Craig Wiggins, The Cannalysts Inc., managing director, attends the sold-out WECann 2018 cannabis trade conference at Roma Club in Leamington on Tuesday, November 6, 2018. Doug Schmidt / Windsor Star
Both Leamington and Kingsville, two hotspots for cannabis in Canada, sent teams of delegates to the conference. The growth in the sector has been fast-paced and is causing some concerns, particularly from residential neighbours.
The expansion, said Kingsville Mayor Nelson Santos, “has been rapid. We’re now trying to address the potential impacts.” Lighting up the night skies with grow lamps and stinking up neighbourhoods with the sometimes-skunky odour that can escape from a pot grow-up are two of those concerns.
Mary Fox, a Leamington-based consultant to the cannabis sector across Canada, said licensed producers from across the nation have set their eyes on Leamington as the place to be for expansion.

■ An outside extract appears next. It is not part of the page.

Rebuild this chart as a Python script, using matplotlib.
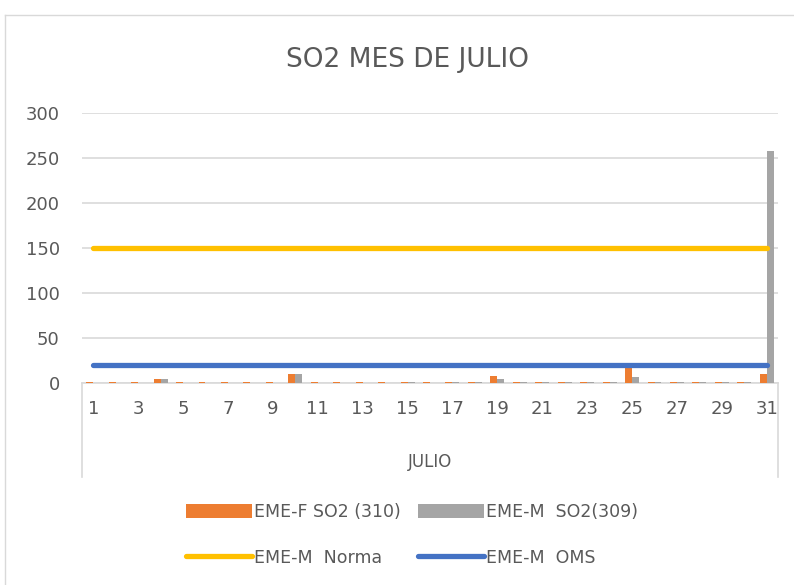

Leamington mayor-elect Hilda MacDonald said the new industry is “bringing a lot of bright young minds to our community.”
While not wanting the town “to be a hindrance” to the local cannabis sector, she said the new council must still debate and decide on how (or if) retail outlets will be permitted. Each municipality has until the end of January to tell the province whether it wants local retail sales, and Fox said about a dozen have already said no.
“I don’t have a problem with retail,” MacDonald told the Star, adding it’s not a unanimously held view locally. “I know I’m going to pay for that comment.”
One speaker pointed out to the fact the Roma Club conference hall was still packed at the end of a long day of presentations as an indication of how keen local industry is on cannabis.
Of Tuesday’s turnout — latecomers had to be turned away at the door — and the local response to a budding new industry, organizer Craig Wiggins, managing director of TheCannalysts, said: “I’m overwhelmed. I want to see our advanced manufacturing sector take a good hard look at this.”